The answer should be a single number: how many lines of the entries below hold the word "this".

→ **Entries supplied**:
──────────────────────────────

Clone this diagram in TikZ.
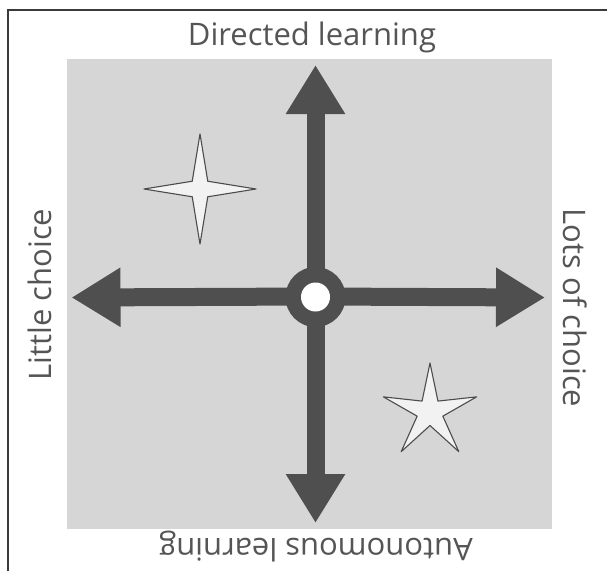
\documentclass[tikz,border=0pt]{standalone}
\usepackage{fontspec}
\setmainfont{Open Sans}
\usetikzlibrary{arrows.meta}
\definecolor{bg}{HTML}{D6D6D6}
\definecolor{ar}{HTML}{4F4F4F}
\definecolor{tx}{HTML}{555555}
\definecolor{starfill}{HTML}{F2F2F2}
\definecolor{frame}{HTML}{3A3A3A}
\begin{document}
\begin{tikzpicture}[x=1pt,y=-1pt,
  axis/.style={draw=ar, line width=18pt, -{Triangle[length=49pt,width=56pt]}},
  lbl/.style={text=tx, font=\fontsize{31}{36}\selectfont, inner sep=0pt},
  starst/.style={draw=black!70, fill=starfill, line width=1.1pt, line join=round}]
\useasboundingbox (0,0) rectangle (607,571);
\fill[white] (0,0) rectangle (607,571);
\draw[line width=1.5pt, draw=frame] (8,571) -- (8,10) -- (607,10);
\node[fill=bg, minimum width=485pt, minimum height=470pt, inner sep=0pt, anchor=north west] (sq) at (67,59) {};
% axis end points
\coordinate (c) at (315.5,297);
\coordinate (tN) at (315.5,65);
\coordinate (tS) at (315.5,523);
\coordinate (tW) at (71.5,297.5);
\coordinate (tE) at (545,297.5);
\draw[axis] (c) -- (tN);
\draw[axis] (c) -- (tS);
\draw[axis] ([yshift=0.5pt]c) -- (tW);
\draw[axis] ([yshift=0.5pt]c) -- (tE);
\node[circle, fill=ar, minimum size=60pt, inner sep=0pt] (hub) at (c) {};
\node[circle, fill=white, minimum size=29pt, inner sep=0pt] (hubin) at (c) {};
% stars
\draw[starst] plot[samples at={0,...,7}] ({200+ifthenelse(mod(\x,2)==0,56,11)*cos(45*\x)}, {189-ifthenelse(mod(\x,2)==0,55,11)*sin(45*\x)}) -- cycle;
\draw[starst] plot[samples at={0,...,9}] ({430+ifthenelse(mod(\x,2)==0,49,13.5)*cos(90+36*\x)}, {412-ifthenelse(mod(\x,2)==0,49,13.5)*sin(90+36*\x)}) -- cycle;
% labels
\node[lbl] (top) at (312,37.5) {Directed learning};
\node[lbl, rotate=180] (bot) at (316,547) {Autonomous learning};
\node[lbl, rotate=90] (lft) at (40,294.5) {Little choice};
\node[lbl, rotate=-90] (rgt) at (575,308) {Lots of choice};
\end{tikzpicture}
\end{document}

──────────────────────────────

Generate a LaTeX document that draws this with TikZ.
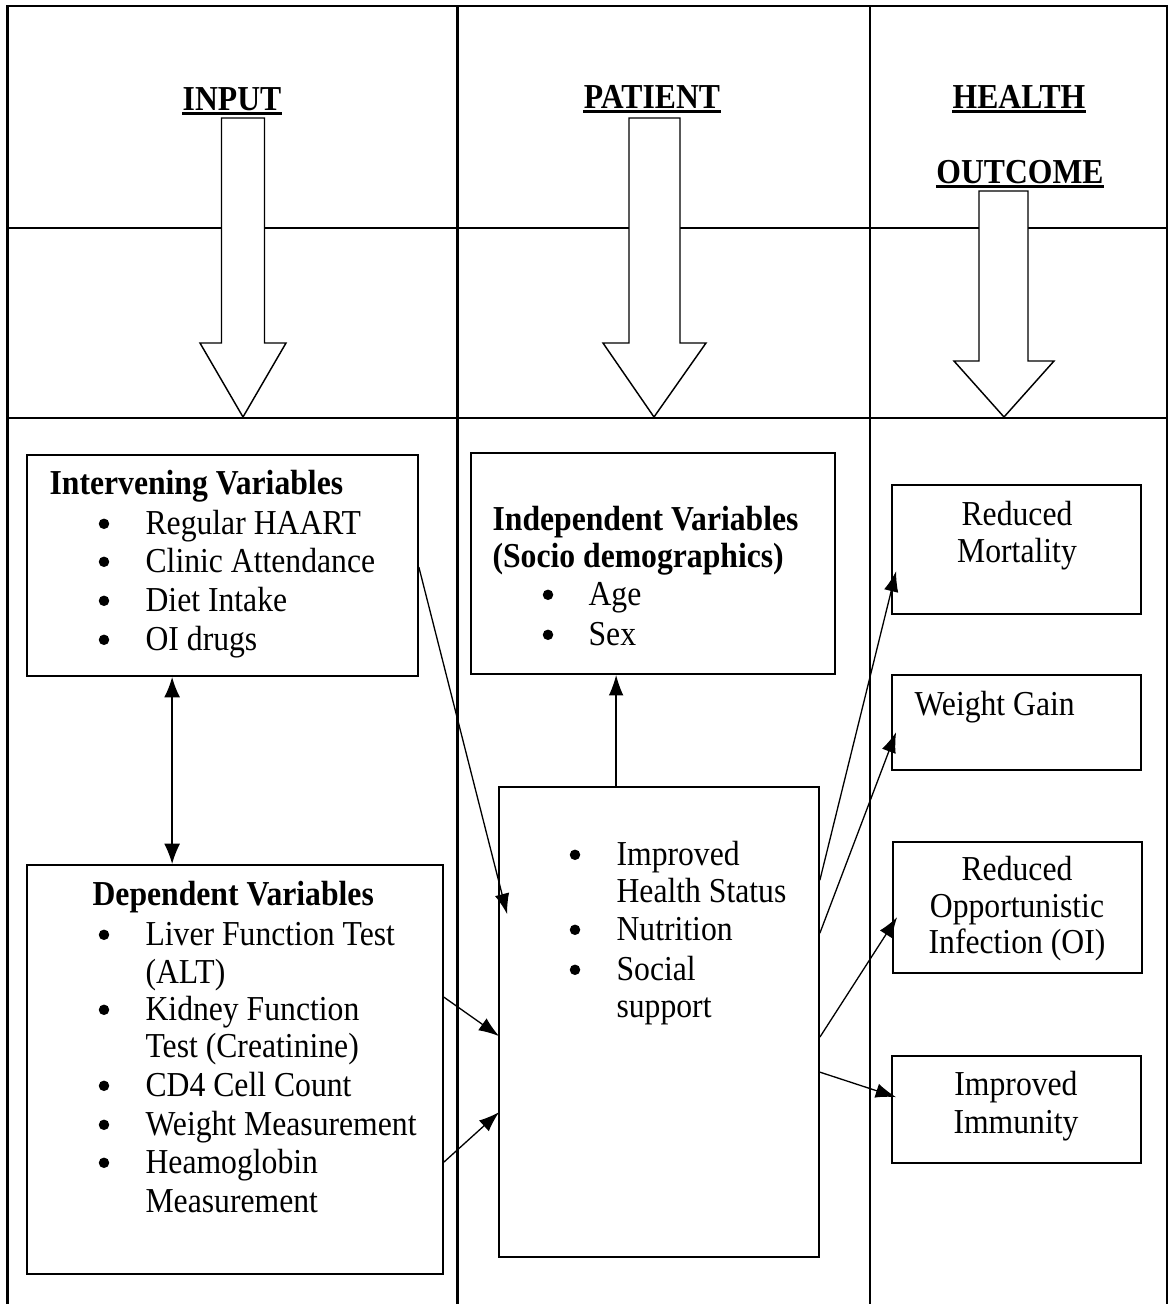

──────────────────────────────

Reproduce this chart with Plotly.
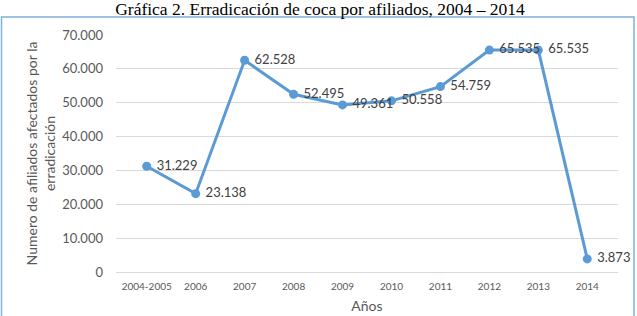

──────────────────────────────

→ **The response**: 3